## Entries shown

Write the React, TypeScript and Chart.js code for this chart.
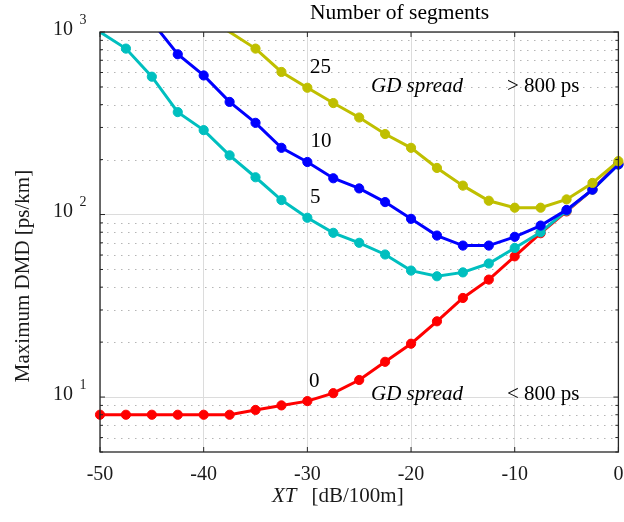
--
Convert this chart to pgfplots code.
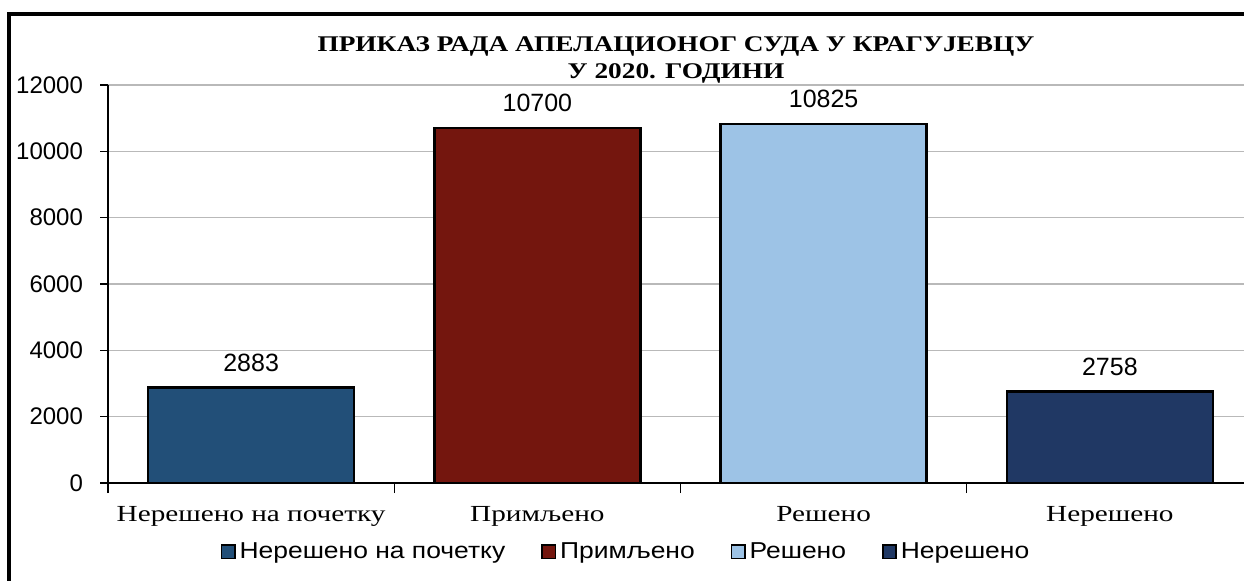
==
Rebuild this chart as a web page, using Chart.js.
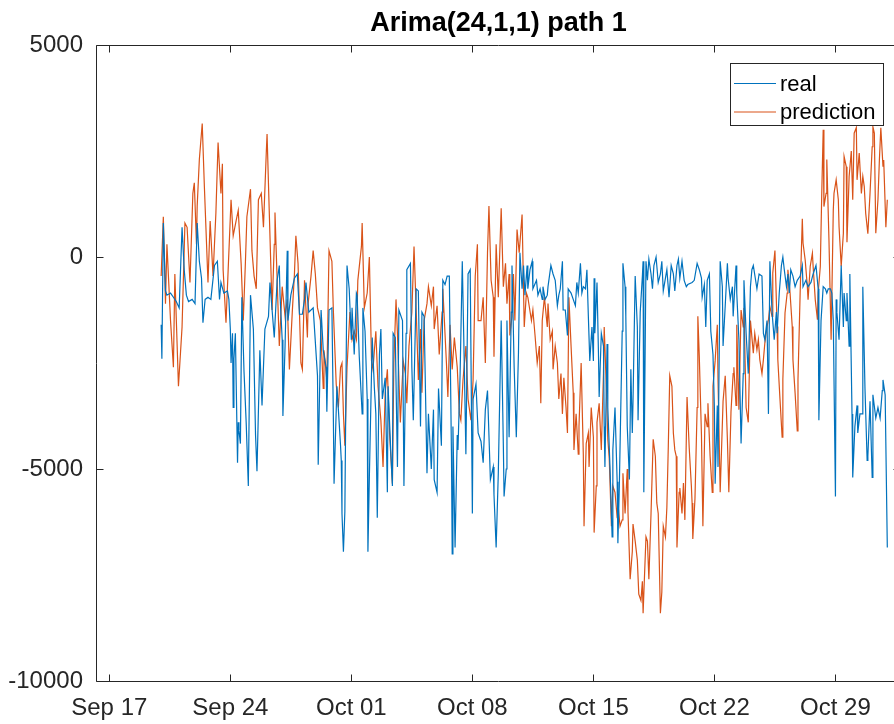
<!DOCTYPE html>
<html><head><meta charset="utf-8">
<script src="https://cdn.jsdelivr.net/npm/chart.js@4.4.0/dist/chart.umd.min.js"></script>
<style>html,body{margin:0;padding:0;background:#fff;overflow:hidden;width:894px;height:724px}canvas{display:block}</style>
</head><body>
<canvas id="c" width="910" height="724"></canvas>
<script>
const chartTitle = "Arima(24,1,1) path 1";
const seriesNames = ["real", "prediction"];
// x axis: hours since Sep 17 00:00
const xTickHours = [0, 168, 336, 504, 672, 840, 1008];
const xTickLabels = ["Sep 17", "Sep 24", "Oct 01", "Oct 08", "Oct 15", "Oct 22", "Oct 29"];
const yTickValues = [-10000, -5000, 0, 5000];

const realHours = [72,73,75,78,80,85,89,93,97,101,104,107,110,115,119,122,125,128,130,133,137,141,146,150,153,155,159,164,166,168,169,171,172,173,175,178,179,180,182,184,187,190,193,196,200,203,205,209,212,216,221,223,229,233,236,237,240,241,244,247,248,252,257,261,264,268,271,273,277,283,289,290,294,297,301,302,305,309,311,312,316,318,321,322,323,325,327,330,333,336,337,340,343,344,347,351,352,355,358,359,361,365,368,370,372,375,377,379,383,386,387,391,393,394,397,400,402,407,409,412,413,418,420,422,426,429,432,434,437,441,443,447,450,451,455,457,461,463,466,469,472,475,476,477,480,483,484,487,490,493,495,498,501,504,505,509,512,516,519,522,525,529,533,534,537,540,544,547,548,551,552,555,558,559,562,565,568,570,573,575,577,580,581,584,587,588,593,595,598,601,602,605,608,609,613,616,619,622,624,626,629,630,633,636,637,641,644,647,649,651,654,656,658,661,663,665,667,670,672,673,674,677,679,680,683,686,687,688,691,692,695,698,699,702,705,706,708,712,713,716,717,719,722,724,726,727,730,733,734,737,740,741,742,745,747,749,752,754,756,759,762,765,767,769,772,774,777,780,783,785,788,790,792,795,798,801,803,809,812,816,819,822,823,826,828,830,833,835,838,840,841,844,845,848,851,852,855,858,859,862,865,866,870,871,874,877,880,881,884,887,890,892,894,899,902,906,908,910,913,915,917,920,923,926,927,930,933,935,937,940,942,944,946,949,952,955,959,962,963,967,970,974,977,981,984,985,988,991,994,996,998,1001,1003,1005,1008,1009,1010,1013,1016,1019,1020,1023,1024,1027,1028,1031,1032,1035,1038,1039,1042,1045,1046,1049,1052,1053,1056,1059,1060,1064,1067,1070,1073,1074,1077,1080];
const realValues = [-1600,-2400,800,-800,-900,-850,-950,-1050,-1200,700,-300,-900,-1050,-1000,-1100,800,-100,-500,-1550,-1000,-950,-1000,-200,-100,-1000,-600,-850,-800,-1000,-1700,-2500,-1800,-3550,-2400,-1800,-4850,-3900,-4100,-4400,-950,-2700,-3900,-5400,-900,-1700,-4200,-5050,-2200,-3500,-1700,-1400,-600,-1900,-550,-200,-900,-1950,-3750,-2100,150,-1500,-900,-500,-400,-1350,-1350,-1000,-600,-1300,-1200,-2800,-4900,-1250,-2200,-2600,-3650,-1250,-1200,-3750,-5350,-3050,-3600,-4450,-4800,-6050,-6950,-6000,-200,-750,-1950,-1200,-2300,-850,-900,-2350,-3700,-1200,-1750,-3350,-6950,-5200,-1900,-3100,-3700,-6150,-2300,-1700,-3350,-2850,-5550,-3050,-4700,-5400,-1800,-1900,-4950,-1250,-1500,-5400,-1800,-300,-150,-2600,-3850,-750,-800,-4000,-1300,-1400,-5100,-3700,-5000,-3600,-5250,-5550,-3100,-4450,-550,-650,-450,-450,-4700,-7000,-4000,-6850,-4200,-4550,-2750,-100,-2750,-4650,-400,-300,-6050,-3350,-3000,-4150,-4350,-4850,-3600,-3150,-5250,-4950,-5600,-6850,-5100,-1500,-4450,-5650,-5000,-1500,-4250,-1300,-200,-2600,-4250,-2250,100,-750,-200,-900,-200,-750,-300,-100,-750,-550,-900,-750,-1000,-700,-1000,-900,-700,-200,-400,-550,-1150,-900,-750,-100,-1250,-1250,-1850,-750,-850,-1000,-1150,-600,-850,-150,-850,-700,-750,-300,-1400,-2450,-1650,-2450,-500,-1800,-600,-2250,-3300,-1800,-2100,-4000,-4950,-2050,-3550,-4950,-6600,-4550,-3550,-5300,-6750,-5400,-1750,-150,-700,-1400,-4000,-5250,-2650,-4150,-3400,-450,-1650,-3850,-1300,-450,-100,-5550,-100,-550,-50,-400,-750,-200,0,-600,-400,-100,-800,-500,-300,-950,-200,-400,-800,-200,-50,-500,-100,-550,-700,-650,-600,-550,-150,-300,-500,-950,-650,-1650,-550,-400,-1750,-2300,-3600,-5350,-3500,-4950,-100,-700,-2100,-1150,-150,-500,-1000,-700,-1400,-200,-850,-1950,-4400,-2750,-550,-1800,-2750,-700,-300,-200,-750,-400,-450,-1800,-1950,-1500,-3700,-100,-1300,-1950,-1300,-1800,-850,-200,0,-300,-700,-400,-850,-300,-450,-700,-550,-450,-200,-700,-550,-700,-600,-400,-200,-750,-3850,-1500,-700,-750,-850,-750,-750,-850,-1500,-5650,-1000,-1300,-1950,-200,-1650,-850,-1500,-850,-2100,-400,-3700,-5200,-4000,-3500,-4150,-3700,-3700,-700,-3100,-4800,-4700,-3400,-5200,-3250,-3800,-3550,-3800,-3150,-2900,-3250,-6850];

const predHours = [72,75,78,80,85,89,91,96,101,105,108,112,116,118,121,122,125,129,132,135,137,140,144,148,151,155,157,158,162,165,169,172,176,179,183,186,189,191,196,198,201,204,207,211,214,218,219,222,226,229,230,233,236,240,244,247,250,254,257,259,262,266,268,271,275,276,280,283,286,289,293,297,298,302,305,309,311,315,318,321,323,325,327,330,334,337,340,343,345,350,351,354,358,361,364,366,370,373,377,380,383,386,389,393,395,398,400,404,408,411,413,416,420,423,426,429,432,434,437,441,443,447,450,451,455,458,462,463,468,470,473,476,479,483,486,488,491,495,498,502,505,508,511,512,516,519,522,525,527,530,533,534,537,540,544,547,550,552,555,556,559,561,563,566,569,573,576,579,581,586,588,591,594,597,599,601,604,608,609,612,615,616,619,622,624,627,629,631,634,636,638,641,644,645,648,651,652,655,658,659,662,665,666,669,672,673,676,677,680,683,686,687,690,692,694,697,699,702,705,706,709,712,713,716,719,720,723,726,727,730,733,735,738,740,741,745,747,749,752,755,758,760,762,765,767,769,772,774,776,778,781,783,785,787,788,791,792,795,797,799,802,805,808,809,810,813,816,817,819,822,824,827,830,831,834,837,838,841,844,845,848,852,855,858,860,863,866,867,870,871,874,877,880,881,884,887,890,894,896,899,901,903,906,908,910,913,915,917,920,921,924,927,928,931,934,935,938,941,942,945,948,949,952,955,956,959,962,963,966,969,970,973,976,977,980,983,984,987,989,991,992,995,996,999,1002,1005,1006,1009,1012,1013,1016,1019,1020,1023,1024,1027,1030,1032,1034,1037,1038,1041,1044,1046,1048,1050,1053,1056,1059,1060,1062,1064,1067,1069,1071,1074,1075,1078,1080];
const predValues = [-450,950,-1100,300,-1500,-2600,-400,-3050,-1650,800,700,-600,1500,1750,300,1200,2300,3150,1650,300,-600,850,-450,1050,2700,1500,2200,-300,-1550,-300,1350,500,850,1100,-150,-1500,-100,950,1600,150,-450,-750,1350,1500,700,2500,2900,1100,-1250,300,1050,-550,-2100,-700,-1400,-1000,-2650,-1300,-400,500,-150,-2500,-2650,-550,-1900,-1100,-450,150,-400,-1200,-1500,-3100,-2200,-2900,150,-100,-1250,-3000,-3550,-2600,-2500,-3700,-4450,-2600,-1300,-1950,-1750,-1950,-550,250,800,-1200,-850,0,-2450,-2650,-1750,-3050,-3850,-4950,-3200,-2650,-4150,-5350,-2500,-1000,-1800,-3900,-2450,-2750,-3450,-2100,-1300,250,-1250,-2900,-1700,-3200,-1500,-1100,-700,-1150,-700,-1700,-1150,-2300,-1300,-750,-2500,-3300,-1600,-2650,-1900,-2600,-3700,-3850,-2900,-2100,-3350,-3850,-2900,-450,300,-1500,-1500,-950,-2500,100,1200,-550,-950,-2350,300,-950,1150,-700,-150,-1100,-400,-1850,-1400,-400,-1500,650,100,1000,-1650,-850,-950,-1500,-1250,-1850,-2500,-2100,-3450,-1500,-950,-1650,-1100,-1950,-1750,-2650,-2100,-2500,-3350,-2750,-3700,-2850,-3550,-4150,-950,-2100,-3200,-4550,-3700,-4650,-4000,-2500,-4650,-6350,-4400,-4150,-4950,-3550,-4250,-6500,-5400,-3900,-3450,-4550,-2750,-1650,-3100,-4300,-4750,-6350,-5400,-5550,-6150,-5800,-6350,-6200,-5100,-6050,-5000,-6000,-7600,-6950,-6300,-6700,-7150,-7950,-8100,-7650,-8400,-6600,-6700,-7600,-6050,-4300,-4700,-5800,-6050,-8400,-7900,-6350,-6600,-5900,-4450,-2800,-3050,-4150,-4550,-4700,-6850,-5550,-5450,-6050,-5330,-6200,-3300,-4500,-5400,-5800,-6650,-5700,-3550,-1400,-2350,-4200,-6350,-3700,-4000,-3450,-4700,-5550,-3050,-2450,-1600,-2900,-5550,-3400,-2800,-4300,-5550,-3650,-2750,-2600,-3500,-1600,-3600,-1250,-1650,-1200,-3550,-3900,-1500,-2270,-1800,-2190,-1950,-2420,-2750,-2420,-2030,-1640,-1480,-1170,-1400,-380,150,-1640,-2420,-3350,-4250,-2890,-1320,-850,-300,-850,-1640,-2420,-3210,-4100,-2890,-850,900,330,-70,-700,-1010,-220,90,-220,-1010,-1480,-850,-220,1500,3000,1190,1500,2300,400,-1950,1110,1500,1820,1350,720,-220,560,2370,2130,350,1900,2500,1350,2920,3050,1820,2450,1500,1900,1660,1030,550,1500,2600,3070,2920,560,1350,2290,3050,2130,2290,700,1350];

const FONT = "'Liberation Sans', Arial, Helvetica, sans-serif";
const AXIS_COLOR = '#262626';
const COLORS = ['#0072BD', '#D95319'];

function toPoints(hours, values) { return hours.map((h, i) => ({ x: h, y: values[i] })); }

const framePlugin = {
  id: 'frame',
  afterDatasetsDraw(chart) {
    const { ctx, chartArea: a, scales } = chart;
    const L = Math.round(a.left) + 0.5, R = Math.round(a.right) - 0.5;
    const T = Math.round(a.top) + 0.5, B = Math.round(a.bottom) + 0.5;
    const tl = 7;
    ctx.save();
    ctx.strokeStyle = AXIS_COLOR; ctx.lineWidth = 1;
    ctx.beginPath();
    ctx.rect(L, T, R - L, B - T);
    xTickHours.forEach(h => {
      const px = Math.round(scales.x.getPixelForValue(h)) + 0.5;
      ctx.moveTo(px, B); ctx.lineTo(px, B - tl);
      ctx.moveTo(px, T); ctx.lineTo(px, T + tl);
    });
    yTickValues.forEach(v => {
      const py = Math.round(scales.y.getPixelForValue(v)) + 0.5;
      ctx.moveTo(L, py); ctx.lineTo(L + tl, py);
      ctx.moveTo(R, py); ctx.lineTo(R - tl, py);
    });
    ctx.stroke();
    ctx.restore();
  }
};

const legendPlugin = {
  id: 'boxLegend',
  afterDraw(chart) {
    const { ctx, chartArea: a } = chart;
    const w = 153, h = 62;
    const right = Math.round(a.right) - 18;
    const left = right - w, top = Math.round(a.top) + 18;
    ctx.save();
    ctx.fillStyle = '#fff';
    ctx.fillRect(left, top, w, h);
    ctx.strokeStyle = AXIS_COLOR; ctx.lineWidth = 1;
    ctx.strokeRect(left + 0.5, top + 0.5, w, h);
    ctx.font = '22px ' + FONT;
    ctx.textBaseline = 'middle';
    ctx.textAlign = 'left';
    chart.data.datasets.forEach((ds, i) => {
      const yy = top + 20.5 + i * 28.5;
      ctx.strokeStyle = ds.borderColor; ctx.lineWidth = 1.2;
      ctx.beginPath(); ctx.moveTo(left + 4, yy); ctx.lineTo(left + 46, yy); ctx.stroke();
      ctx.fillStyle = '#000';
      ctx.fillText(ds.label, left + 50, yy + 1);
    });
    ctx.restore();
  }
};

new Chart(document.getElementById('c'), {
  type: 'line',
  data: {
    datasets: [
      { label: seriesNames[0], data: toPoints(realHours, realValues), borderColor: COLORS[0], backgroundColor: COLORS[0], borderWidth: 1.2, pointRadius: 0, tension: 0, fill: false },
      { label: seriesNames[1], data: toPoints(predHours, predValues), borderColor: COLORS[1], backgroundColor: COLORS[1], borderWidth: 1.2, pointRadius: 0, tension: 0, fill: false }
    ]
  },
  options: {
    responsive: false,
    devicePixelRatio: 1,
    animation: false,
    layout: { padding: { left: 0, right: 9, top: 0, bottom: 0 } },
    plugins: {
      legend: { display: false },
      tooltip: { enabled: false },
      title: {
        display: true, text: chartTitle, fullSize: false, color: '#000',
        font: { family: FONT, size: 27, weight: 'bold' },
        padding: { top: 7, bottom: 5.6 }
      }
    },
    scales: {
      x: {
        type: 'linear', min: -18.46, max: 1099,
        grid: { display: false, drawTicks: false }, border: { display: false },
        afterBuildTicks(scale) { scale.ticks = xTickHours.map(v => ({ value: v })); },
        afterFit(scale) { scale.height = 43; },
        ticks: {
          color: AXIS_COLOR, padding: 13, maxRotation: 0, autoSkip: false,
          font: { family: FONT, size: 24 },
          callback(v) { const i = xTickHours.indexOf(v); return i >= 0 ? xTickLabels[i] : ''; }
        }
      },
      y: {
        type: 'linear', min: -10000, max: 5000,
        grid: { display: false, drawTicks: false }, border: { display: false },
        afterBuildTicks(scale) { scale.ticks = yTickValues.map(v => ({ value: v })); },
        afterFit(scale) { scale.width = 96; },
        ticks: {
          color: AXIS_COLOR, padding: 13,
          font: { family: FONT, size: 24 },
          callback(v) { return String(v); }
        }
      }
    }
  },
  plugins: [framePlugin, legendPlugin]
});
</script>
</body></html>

## Instructions to follow
Make an exact copy of the lines from the one with "Rebuild this chart" through the one with "const yTickValues = [-10000, -5000, 0, 5000];", both ends in, and nothing else. Drop every picture.

## Exercise output
Rebuild this chart as a web page, using Chart.js.
<!DOCTYPE html>
<html><head><meta charset="utf-8">
<script src="https://cdn.jsdelivr.net/npm/chart.js@4.4.0/dist/chart.umd.min.js"></script>
<style>html,body{margin:0;padding:0;background:#fff;overflow:hidden;width:894px;height:724px}canvas{display:block}</style>
</head><body>
<canvas id="c" width="910" height="724"></canvas>
<script>
const chartTitle = "Arima(24,1,1) path 1";
const seriesNames = ["real", "prediction"];
// x axis: hours since Sep 17 00:00
const xTickHours = [0, 168, 336, 504, 672, 840, 1008];
const xTickLabels = ["Sep 17", "Sep 24", "Oct 01", "Oct 08", "Oct 15", "Oct 22", "Oct 29"];
const yTickValues = [-10000, -5000, 0, 5000];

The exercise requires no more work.